M’hamed Oualdi remet ainsi en cause les historiographies cherchant à comparer cette forme d’esclavage à la traite atlantique dans le but de relativiser la gravité historique de cette dernière. Pour ce faire, il décrit la pluralité des fonctions exercées par les esclaves au sein des mondes musulmans. En se concentrant ensuite sur la période moderne, M’hamed Oualdi analyse les processus d’affranchissement de ces esclaves. Il rend ainsi saillant le caractère ambivalent des politiques abolitionnistes alors mises en œuvre par les puissances européennes. En parallèle, il présente les pensées abolitionnistes musulmanes qui se sont développées dans l’ensemble de ces régions. Enfin, l’historien interroge la présence de l’esclavage dans les sociétés musulmanes. »
Parution le 1er mars
Gerd Krumeich, Als Hitler den Ersten Weltkrieg gewann. Die Nazis und die Deutschen 1921–1940, Herder
« Comment un parti dissident et violent a-t-il pu devenir en quelques années un mouvement de masse dévastateur portant Adolf Hitler au pouvoir ? Quels facteurs ont été décisifs pour le succès des nazis ? Gerd Krumeich part en quête de réponses à ces questions en s’appuyant sur les recherches qu’il a menées pendant des décennies sur la Première Guerre mondiale et ses conséquences. Il constate que l’importance de la défaite de la Première Guerre mondiale dans la propagande nazie et dans les discours d’Hitler a été jusqu’à présent largement sous-estimée dans l’explication de l’attractivité du NSDAP et de la radicalisation d’un antisémitisme meurtrier, voire marginalisée avec le concept de « légende du coup de poignard dans le dos ».

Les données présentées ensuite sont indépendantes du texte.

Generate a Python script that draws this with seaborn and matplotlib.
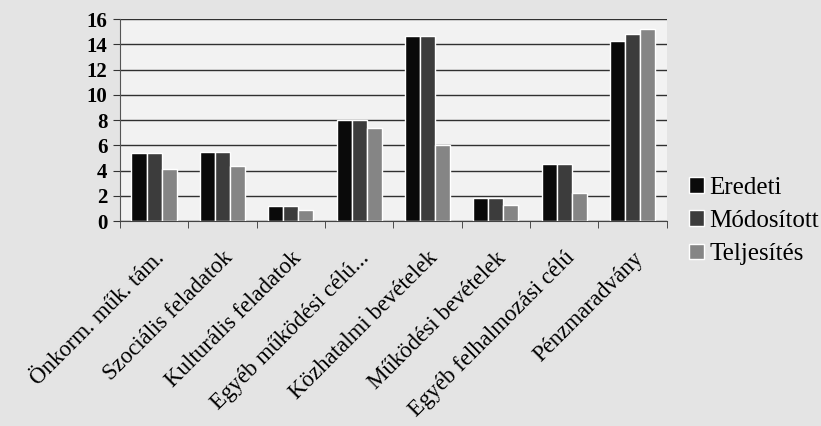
import pandas as pd
import numpy as np
import matplotlib.pyplot as plt
import seaborn as sns

# Categories and series values
categories = ["Önkorm. műk. tám.", "Szociális feladatok", "Kulturális feladatok",
              "Egyéb működési célú...", "Közhatalmi bevételek", "Működési bevételek",
              "Egyéb felhalmozási célú", "Pénzmaradvány"]
eredeti = [5.4, 5.5, 1.2, 8.0, 14.7, 1.8, 4.5, 14.3]
modositott = [5.4, 5.5, 1.2, 8.0, 14.7, 1.8, 4.5, 14.8]
teljesites = [4.1, 4.4, 0.9, 7.4, 6.0, 1.3, 2.2, 15.2]
series = ["Eredeti", "Módosított", "Teljesítés"]
yticks = [0, 2, 4, 6, 8, 10, 12, 14, 16]

df = pd.DataFrame({
    "kategoria": categories * 3,
    "ertek": eredeti + modositott + teljesites,
    "sorozat": [s for s in series for _ in categories],
})

sns.set_style("white")
plt.rcParams['font.family'] = ['Liberation Serif', 'DejaVu Serif']
plt.rcParams['text.color'] = 'black'
plt.rcParams['xtick.color'] = 'black'
plt.rcParams['ytick.color'] = 'black'

fig = plt.figure(figsize=(8.21, 4.26), dpi=100, facecolor="#e4e4e4")
ax = fig.add_axes([0.146, 0.481, 0.666, 0.474])
ax.set_facecolor("#f2f2f2")

palette = {"Eredeti": "#0a0a0a", "Módosított": "#3c3c3c", "Teljesítés": "#858585"}
sns.barplot(data=df, x="kategoria", y="ertek", hue="sorozat", palette=palette,
            width=0.66, gap=0, saturation=1, ax=ax, zorder=3)

ax.set_ylim(0, 16)
ax.set_xlim(-0.5, len(categories) - 0.5)
ax.set_yticks(yticks)
ax.set_yticklabels([str(t) for t in yticks], fontsize=15, fontweight="bold")
ax.yaxis.grid(True, color="#303030", linewidth=1, zorder=0)
ax.set_axisbelow(True)

# x ticks between groups, labels at group centres
ax.set_xticks(np.arange(len(categories)))
ax.set_xticklabels(categories, rotation=45, ha="right", rotation_mode="anchor", fontsize=16.5)
ax.set_xticks(np.arange(len(categories) + 1) - 0.5, minor=True)
ax.tick_params(axis="x", which="major", length=0, pad=19)
ax.tick_params(axis="x", which="minor", length=5, color="#333333", bottom=True)
ax.tick_params(axis="y", length=5, color="#333333", left=True, pad=4)

for s in ["top", "right"]:
    ax.spines[s].set_visible(False)
ax.spines["left"].set_color("#555555")
ax.spines["bottom"].set_color("#444444")

ax.set_xlabel("")
ax.set_ylabel("")
ax.legend(loc="center left", bbox_to_anchor=(1.0, 0.0), frameon=False,
          prop={"family": "Liberation Serif", "size": 18},
          handlelength=0.6, handleheight=0.6, handletextpad=0.2, labelspacing=0.45)

plt.savefig("out.png", dpi=100, facecolor=fig.get_facecolor())
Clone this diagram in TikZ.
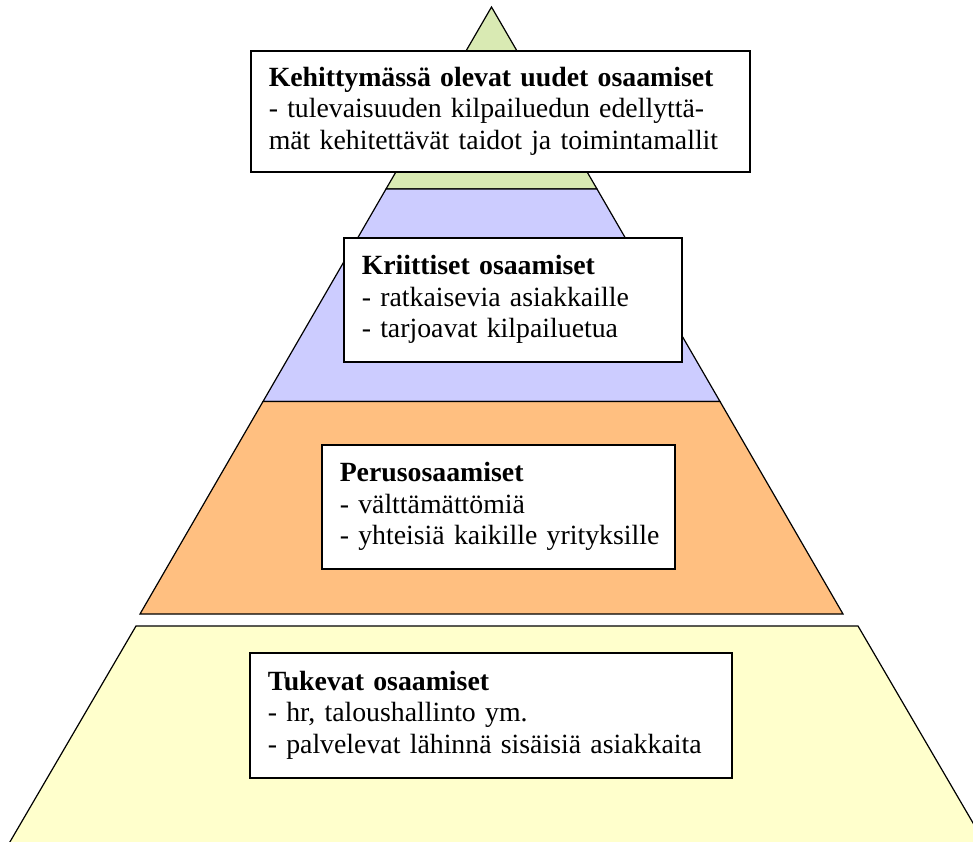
\documentclass[tikz,border=0pt]{standalone}
\usepackage{fontspec}
\setmainfont{Liberation Serif}
\definecolor{tiergreen}{RGB}{217,234,179}
\definecolor{tierblue}{RGB}{204,204,255}
\definecolor{tierorange}{RGB}{255,191,128}
\definecolor{tieryellow}{RGB}{255,255,204}
\newcommand{\boxline}[1]{\mbox{#1}}
\tikzset{
  tier/.style={draw=black, line width=1.2pt, line join=miter},
  labelbox/.style={draw=black, fill=white, line width=1.5pt, anchor=north west,
    inner xsep=18pt, inner ysep=0pt, align=left,
    font=\fontsize{27.8}{31.5}\selectfont}
}
\begin{document}
\begin{tikzpicture}[x=1pt, y=-1pt]
  \useasboundingbox (0,0) rectangle (973,841);
  \clip (0,0) rectangle (973,841);

  % pyramid tiers, top to bottom
  \filldraw[tier, fill=tiergreen]  (491.5,7) -- (597,189) -- (386,189) -- cycle;
  \filldraw[tier, fill=tierblue]   (386,189) -- (597,189) -- (720,401.5) -- (263,401.5) -- cycle;
  \filldraw[tier, fill=tierorange] (263,401.5) -- (720,401.5) -- (843,614) -- (140,614) -- cycle;
  \filldraw[tier, fill=tieryellow] (136,626) -- (858,626) -- (988.8,850) -- (5.2,850) -- cycle;

  % labels
  \node[labelbox, text width=463pt, minimum height=121pt] (emerging) at (250,50)
    {\boxline{\textbf{Kehittymässä olevat uudet osaamiset}}\\
     \boxline{- tulevaisuuden kilpailuedun edellyttä-}\\
     \boxline{mät kehitettävät taidot ja toimintamallit}};
  \node[labelbox, text width=302pt, minimum height=124pt] (critical) at (343,237)
    {\boxline{\textbf{Kriittiset osaamiset}}\\
     \boxline{- ratkaisevia asiakkaille}\\
     \boxline{- tarjoavat kilpailuetua}};
  \node[labelbox, text width=317pt, minimum height=124pt] (basic) at (321,444)
    {\boxline{\textbf{Perusosaamiset}}\\
     \boxline{- välttämättömiä}\\
     \boxline{- yhteisiä kaikille yrityksille}};
  \node[labelbox, text width=446pt, minimum height=125pt] (support) at (249,652)
    {\boxline{\textbf{Tukevat osaamiset}}\\
     \boxline{- hr, taloushallinto ym.}\\
     \boxline{- palvelevat lähinnä sisäisiä asiakkaita}};
\end{tikzpicture}
\end{document}
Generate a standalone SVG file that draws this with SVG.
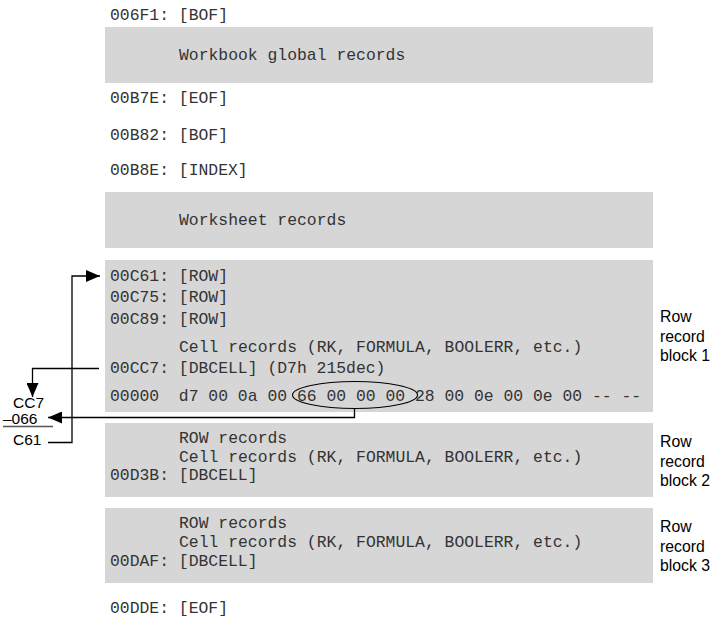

Krumeich propose une réinterprétation de la relation entre Hitler et les Allemands en dépassant la limite temporelle habituelle de 1933. Il en résulte une nouvelle histoire de la montée du national-socialisme courant de ses prémisses jusqu’au début de la Seconde Guerre mondiale. »
Parution le 11 mars
Asaf Elia-Shalev, Israel’s Black Panthers ; The Radicals Who Punctured a Nation’s Founding Myth, University of California Press
« Israel’s Black Panthers raconte l’histoire des jeunes et pauvres juifs israéliens originaires du Maroc qui ont remis en question le statu quo politique de leur pays et se sont rebellés contre la hiérarchie ethnique de la vie israélienne dans les années 1970. Inspirés par le groupe américain du même nom, les Black Panthers ont organisé des manifestations et une campagne politique d’un an pour les droits des mizrahim, ou juifs d’origine moyen-orientale. Ils ont réussi à ébranler l’establishment du pays et à changer le cours de l’histoire d’Israël grâce à la mobilisation massive d’une classe inférieure juive.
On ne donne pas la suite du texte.